• The average 30-year fixed-rate mortgage has fallen to 6.54%, its lowest point in ten months.
  • The continuing downward trend through summer 2025 is providing a boost to prospective homebuyers.
  • Despite the improvement, affordability challenges persist due to elevated home prices, keeping some buyers on the sidelines.

Mortgage rates in the U.S. have reached their lowest level in ten months, with the average 30-year fixed-rate loan now at 6.54%, according to the latest Primary Mortgage Market Survey from Freddie Mac. This marks a significant drop from the 6.74% seen in late July and continues a steady descent through the summer of 2025, pulling rates well below the peaks witnessed the previous year.

The decline is a welcome development for a housing market that has been stifled by high borrowing costs. While applications for new purchases are reportedly outpacing 2024 levels, according to industry sources, many potential buyers are still waiting on the sidelines for an even more substantial drop before committing. The cooling rates reflect a broader shift in lending markets, likely tied to adjustments in Federal Reserve monetary policy and lower inflation expectations.

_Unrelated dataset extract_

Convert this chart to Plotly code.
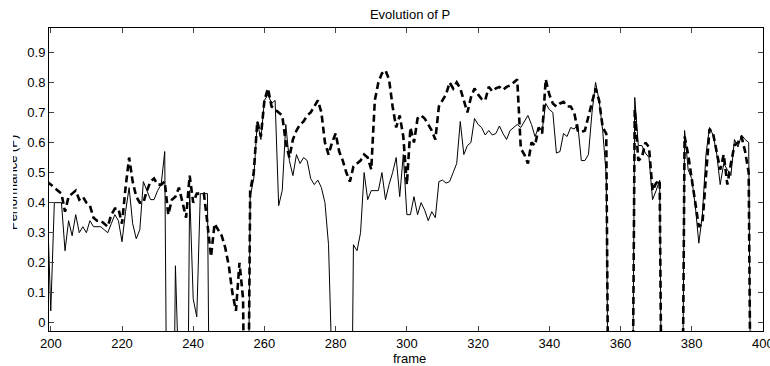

Efforts to reach Freddie Mac for additional comment on the weekly survey data were not immediately successful. The government-sponsored enterprise plays a key role in the secondary mortgage market, and its weekly survey is a closely watched benchmark for the health of the housing finance sector.

Despite the improved borrowing environment, analysts caution that the market is not out of the woods. Affordability remains a pressing issue as high home prices continue to offset the benefits of lower rates for many, particularly first-time buyers or those with weaker credit profiles. The market is now watching to see if this downward trend in rates can finally provide the stimulus needed to unlock more transaction activity or if stubbornly high prices will continue to be a limiting factor.